21. Using different security "levels." You can use other staff, besides uniformed officers, to prevent spectator violence. You can train ushers or "stewards," vendors, medical personnel, other stadium personnel (e.g., janitors), and plainclothes "place managers" to control spectator behavior. Directions from nonuniformed personnel can reduce the tensions that the presence of many uniformed officers may instigate.108 Using other personnel can also reduce costs, since they tend to be paid less than sworn officers. Finally, using women or older staff as frontline personnel may display a less threatening security presence and reduce tensions between fans and security.

22. Increasing the visibility of security. While an overabundance of uniformed officers may not be necessary, some level of visibility can provide a deterrent effect. Some event organizers have prevented violence by positioning more uniformed officers at entrances (as a show of force) and decreasing their presence as people move into the event.109 Increased visibility may be particularly effective at high-risk events, but officers should remain cognizant of the effect their appearance may have on crowd behavior.110

While an overabundance of uniformed officers may not be necessary, some level of visibility can provide a deterrent effect.

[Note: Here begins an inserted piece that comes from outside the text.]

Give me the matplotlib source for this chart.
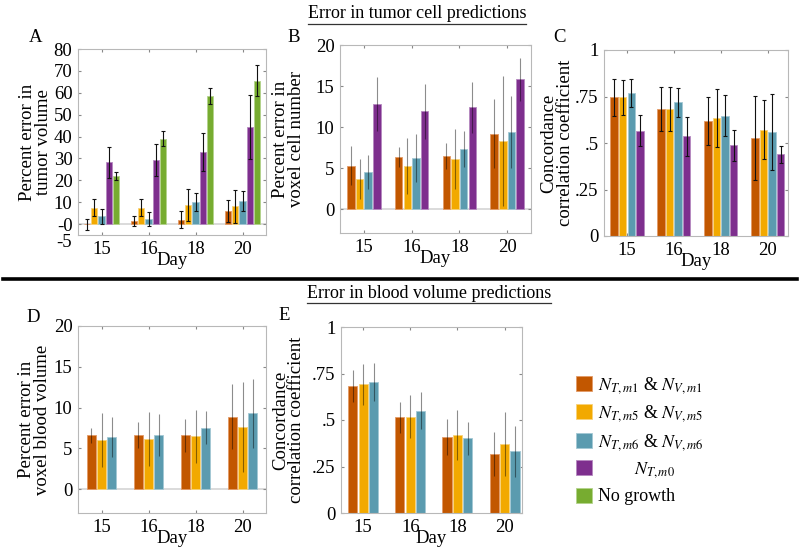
import numpy as np
import matplotlib
matplotlib.use('Agg')
import matplotlib.pyplot as plt
from matplotlib.patches import Patch
from matplotlib.lines import Line2D
import matplotlib.transforms as mtransforms

plt.rcParams['font.family'] = ['Liberation Serif', 'DejaVu Serif']
plt.rcParams['mathtext.fontset'] = 'stix'

days = ['15', '16', '18', '20']
series_names = [r'$N_{\mathit{T,m1}}$ & $N_{\mathit{V,m1}}$',
                r'$N_{\mathit{T,m5}}$ & $N_{\mathit{V,m5}}$',
                r'$N_{\mathit{T,m6}}$ & $N_{\mathit{V,m6}}$',
                r'        $N_{\mathit{T,m0}}$', 'No growth']
colors = ['#C25700', '#F2A900', '#5B9BAF', '#7E2F8E', '#77AC30']
edges = ['#E39A66', '#F9D27A', '#A3C8D4', '#B588C0', '#B3D38C']

# A: percent error in tumor volume (m1, m5, m6, m0, no growth)
a_mean = [[0.0, 1.4, 2.0, 6.0],
          [7.5, 7.5, 8.7, 8.2],
          [3.5, 2.3, 10.0, 10.5],
          [28.2, 29.3, 33.0, 44.3],
          [22.0, 39.0, 58.5, 65.5]]
a_err = [[2.5, 2.5, 4.0, 5.0],
         [4.0, 4.0, 7.4, 7.5],
         [3.5, 3.0, 4.0, 4.4],
         [7.0, 7.5, 8.7, 14.6],
         [2.0, 3.5, 3.5, 7.0]]

# B: percent error in voxel cell number
b_mean = [[5.3, 6.4, 6.5, 9.2],
          [3.7, 5.3, 6.1, 8.3],
          [4.5, 6.2, 7.3, 9.4],
          [12.8, 11.9, 12.4, 15.8]]
b_err = [[2.4, 1.2, 1.6, 4.2],
         [2.45, 3.4, 3.7, 7.9],
         [2.1, 2.9, 2.2, 4.4],
         [3.3, 3.3, 3.1, 2.6]]

# C: CCC tumor cells
c_mean = [[0.745, 0.683, 0.618, 0.527],
          [0.745, 0.683, 0.634, 0.572],
          [0.77, 0.72, 0.647, 0.557],
          [0.565, 0.536, 0.487, 0.439]]
c_err = [[0.10, 0.12, 0.129, 0.225],
         [0.095, 0.117, 0.154, 0.16],
         [0.075, 0.078, 0.11, 0.204],
         [0.083, 0.105, 0.083, 0.047]]

# D: percent error in voxel blood volume
d_mean = [[6.6, 6.7, 6.6, 8.9],
          [6.0, 6.2, 6.5, 7.6],
          [6.4, 6.65, 7.55, 9.3]]
d_err = [[0.9, 1.6, 2.0, 4.0],
         [3.3, 3.3, 3.25, 5.5],
         [2.45, 2.6, 2.0, 4.2]]

# E: CCC blood volume
e_mean = [[0.683, 0.514, 0.409, 0.317],
          [0.692, 0.518, 0.419, 0.371],
          [0.704, 0.55, 0.401, 0.331]]
e_err = [[0.088, 0.085, 0.097, 0.117],
         [0.11, 0.115, 0.136, 0.17],
         [0.10, 0.10, 0.09, 0.137]]

W, H = 800, 555
FS = 13.5
fig = plt.figure(figsize=(8, 5.55), dpi=100)


def px_axes(l, t, r, b):
    return fig.add_axes([l / W, 1 - b / H, (r - l) / W, (b - t) / H])


def grouped_bars(ax, means, errs, dark_err):
    n = len(means)
    x = np.arange(1, len(days) + 1)
    gw = min(0.8, n / (n + 1.5))
    step = gw / n
    for i in range(n):
        xi = x - gw / 2 + step * (i + 0.5)
        ax.bar(xi, means[i], width=step * 0.87, color=colors[i],
               edgecolor=edges[i], linewidth=0.6, zorder=2)
        if dark_err:
            ax.errorbar(xi, means[i], yerr=errs[i], fmt='none', ecolor='#111111',
                        elinewidth=0.8, capsize=1.6, capthick=0.8, zorder=3)
        else:
            ax.errorbar(xi, means[i], yerr=errs[i], fmt='none', ecolor='black',
                        alpha=0.45, elinewidth=0.8, capsize=0, zorder=3)
    ax.set_xticks(x)
    ax.set_xticklabels(days)


def style(ax, ylabel, yticks, yticklabels, ylim, xlim, zero_line, lpad=4):
    ax.set_ylim(*ylim)
    ax.set_xlim(*xlim)
    ax.set_yticks(yticks)
    ax.set_yticklabels(yticklabels)
    for s in ax.spines.values():
        s.set_color('#b8b8b8')
        s.set_linewidth(0.8)
    ax.tick_params(direction='in', length=2.5, color='#888888', top=True, right=True,
                   labelsize=FS, pad=4)
    ax.set_xlabel('Day', fontsize=FS, labelpad=-4)
    ax.set_ylabel(ylabel, fontsize=FS, linespacing=0.92, labelpad=lpad)
    if zero_line:
        ax.axhline(0, color='#d4d4d4', lw=1.2, zorder=1)


axA = px_axes(78, 49, 266, 235)
grouped_bars(axA, a_mean, a_err, True)
style(axA, 'Percent error in\ntumor volume', [0, 10, 20, 30, 40, 50, 60, 70, 80],
      ['-0', '10', '20', '30', '40', '50', '60', '70', '80'], (-5, 80), (0.5, 4.5), True, lpad=1)
# the -5 label sits just below the axis in the original
trans = mtransforms.blended_transform_factory(axA.transAxes, axA.transData)
axA.text(-0.035, -8.5, '-5', transform=trans, ha='right', va='center', fontsize=FS)

axB = px_axes(340, 45, 531, 233)
grouped_bars(axB, b_mean, b_err, False)
style(axB, 'Percent error in\nvoxel cell number', [0, 5, 10, 15, 20],
      ['0', '5', '10', '15', '20'], (-2.9, 20), (0.5, 4.5), True, lpad=8)

axC = px_axes(604, 50, 788, 236)
grouped_bars(axC, c_mean, c_err, True)
style(axC, 'Concordance\ncorrelation coefficient', [0, 0.25, 0.5, 0.75, 1],
      ['0', '.25', '.5', '.75', '1'], (0, 1), (0.51, 4.43), False, lpad=1)

axD = px_axes(78, 326, 266, 513)
grouped_bars(axD, d_mean, d_err, False)
style(axD, 'Percent error in\nvoxel blood volume', [0, 5, 10, 15, 20],
      ['0', '5', '10', '15', '20'], (-2.9, 20), (0.5, 4.5), True, lpad=2)

axE = px_axes(341, 327, 522, 513)
grouped_bars(axE, e_mean, e_err, False)
style(axE, 'Concordance\ncorrelation coefficient', [0, 0.25, 0.5, 0.75, 1],
      ['0', '.25', '.5', '.75', '1'], (0, 1), (0.53, 4.37), False, lpad=5)

# panel letters
for lab, (x, y) in {'A': (36, 37), 'B': (294, 37), 'C': (559, 37),
                    'D': (33, 318), 'E': (284, 316)}.items():
    fig.text(x / W, 1 - y / H, lab, fontsize=13.5, ha='center', va='center')

# section titles (underlined) and separator
titles = [fig.text(417 / W, 1 - 14 / H, 'Error in tumor cell predictions',
                   fontsize=13, ha='center', va='center'),
          fig.text(429 / W, 1 - 293 / H, 'Error in blood volume predictions',
                   fontsize=13, ha='center', va='center')]
fig.add_artist(Line2D([3 / W, 797 / W], [1 - 279 / H, 1 - 279 / H], color='black', lw=2.6))

fig.canvas.draw()
r = fig.canvas.get_renderer()
for t in titles:
    bb = t.get_window_extent(renderer=r).transformed(fig.transFigure.inverted())
    fig.add_artist(Line2D([bb.x0, bb.x1], [bb.y0 - 0.002, bb.y0 - 0.002],
                          color='#333333', lw=0.9))

handles = [Patch(facecolor=c, edgecolor=e, linewidth=0.6) for c, e in zip(colors, edges)]
fig.legend(handles, series_names, loc='upper left', bbox_to_anchor=(563 / W, 1 - 362 / H),
           frameon=False, fontsize=13, handlelength=0.9, handleheight=0.9,
           handletextpad=0.35, labelspacing=0.42, borderpad=0.2)

fig.savefig('out.png', dpi=100, facecolor='white')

While an overabundance of uniformed officers may not be necessary, some level of visibility can provide a deterrent effect. Micheal Scott

23. Incorporating technology. CCTV (closed-circuit television) cameras and nonlethal weapons can be useful crowd-monitoring and control devices.111 Cameras reduce the number of personnel needed to monitor large crowds and direct personnel to places where assistance may be needed. Police can use nonlethal weapons to immobilize extremely violent spectators and reduce the likelihood of serious injury or death to the spectators and others nearby. However, "nonlethal" weapons can be deadly, as witnessed by Boston police who used pepper spray balls to subdue a crowd outside of Fenway Park. A 21-year-old college student was struck in the eye by a pepper ball and was killed.112 Use of nonlethal weapons requires specialized training, and police should use them only when other strategies have failed.

Cameras can reduce the number of persons needed to monitor large crowds and direct personnel to places where assistance may be needed.

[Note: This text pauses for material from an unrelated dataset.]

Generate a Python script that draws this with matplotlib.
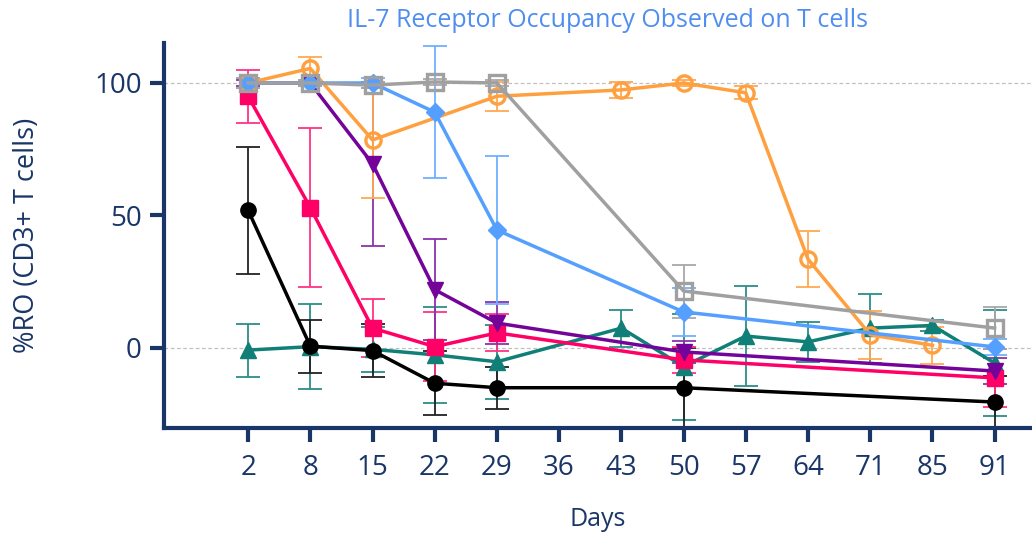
import numpy as np
import matplotlib
matplotlib.use("Agg")
import matplotlib.pyplot as plt

nan = np.nan
days = ['2', '8', '15', '22', '29', '36', '43', '50', '57', '64', '71', '85', '91']

teal = [-0.8, 0.5, -0.5, -2.6, -5.2, nan, 7.5, -7, 4.5, 2.3, 7.5, 8.5, -5.7]
teal_err = [10, 16, 8.5, 18, 14, nan, 7, 20, 19, 7.5, 13, 2, 20]

black = [52, 0.7, -1, -13.3, -15, nan, nan, -15, nan, nan, nan, nan, -20.4]
black_err = [24, 10, 10, 12, 8, nan, nan, 15, nan, nan, nan, nan, 10]

pink = [95, 53, 7.5, 0.5, 5.7, nan, nan, -4.5, nan, nan, nan, nan, -11.3]
pink_err = [10, 30, 11, 13, 7, nan, nan, 5, nan, nan, nan, nan, 11]

purple = [100, 100, 69.5, 22, 9.4, nan, nan, -1.5, nan, nan, nan, nan, -8.7]
purple_err = [1, 1, 31, 19, 8, nan, nan, 4, nan, nan, nan, nan, 5]

orange = [100, 105.5, 78.5, nan, 95, nan, 97.4, 100, 96.3, 33.5, 5, 1, nan]
orange_err = [2, 4.5, 22, nan, 5.5, nan, 3, 1, 2.5, 10.5, 9, 7, nan]

blue = [100, 100, 100, 89, 44.5, nan, nan, 13.6, nan, nan, nan, nan, 0.4]
blue_err = [2, 1, 2, 25, 28, nan, nan, 9, nan, nan, nan, nan, 3]

gray = [100, 100, 99.2, 100.4, 100, nan, nan, 21.5, nan, nan, nan, nan, 7.5]
gray_err = [2, 1, 1, 1, 1, nan, nan, 10, nan, nan, nan, nan, 8]

series = [
    (teal, teal_err, '#0f7f78', '#2a8f89', '^', True),
    (black, black_err, '#000000', '#222222', 'o', True),
    (pink, pink_err, '#ff0066', '#ff3385', 's', True),
    (purple, purple_err, '#74039a', '#8a33aa', 'v', True),
    (orange, orange_err, '#ffa040', '#ffa850', 'o', False),
    (blue, blue_err, '#55a0ff', '#70b0ff', 'D', True),
    (gray, gray_err, '#a0a0a0', '#a8a8a8', 's', False),
]

navy = '#1a3668'
font = 'Open Sans'
plt.rcParams['font.family'] = [font, 'DejaVu Sans']

fig = plt.figure(figsize=(10.32, 5.34), dpi=100)
ax = fig.add_axes([0.159, 0.1985, 0.841, 0.721])

x_all = np.arange(len(days))
for vals, errs, col, ecol, mk, filled in series:
    v = np.array(vals, dtype=float)
    e = np.array(errs, dtype=float)
    m = ~np.isnan(v)
    xs = x_all[m]
    ax.errorbar(xs, v[m], yerr=e[m], fmt='none', ecolor=ecol, elinewidth=1.3,
                capsize=8.5, capthick=1.3, zorder=2)
    ms = {'o': 11, 's': 11, 'D': 9.5, '^': 11, 'v': 11}[mk]
    ax.plot(xs, v[m], color=col, lw=2.5, marker=mk, markersize=ms,
            markerfacecolor=col if filled else 'none',
            markeredgecolor=col, markeredgewidth=2.4 if not filled else 1,
            zorder=3)

for yv in (0, 100):
    ax.axhline(yv, color='#c0c0c0', lw=0.9, ls=(0, (3, 2)), zorder=1)

ax.set_xlim(-1.35, 12.6)
ax.set_ylim(-30.2, 115.1)
ax.set_xticks(x_all)
ax.set_xticklabels(days)
ax.set_yticks([0, 50, 100])
for s in ('top', 'right'):
    ax.spines[s].set_visible(False)
for s in ('left', 'bottom'):
    ax.spines[s].set_color(navy)
    ax.spines[s].set_linewidth(3)
ax.tick_params(axis='both', colors=navy, labelsize=20, width=3, length=10)
ax.tick_params(axis='x', pad=9)
ax.tick_params(axis='y', pad=6)

ax.set_xlabel('Days', fontsize=18, color=navy, labelpad=18)
ax.set_ylabel('%RO (CD3+ T cells)', fontsize=19.5, color=navy, labelpad=38)
fig.text(0.5885, 0.962, 'IL-7 Receptor Occupancy Observed on T cells',
         ha='center', va='center', fontsize=18, color='#4f8ef0')

fig.savefig('out.png', dpi=100)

Cameras can reduce the number of persons needed to monitor large crowds and direct personnel to places where assistance may be needed. Micheal Scott

Responses With Limited Effectiveness

24. Relying on reactive tactics. Although it is outside the scope of this guide, it is necessary to develop a detailed contingency plan to respond to spectators or groups of spectators who become violent. However, these tactics will not prevent violence and can often serve to escalate negative situations.

25. Presenting extreme shows of force. While some police visibility can work as a deterrent to spectator violence, excessive shows of force can create a militaristic and highly hostile atmosphere. Police in riot gear with face shields and batons are usually not necessary to address officer safety concerns, and can stunt efforts to develop a positive rapport with event attendees.113

26. Segregating fans. Segregating fans from opposing teams has worked to reduce spectator violence in Europe.114 However, since North American game locations are more widespread, fewer "away" team fans usually attend games; thus special seating isn't normally justified.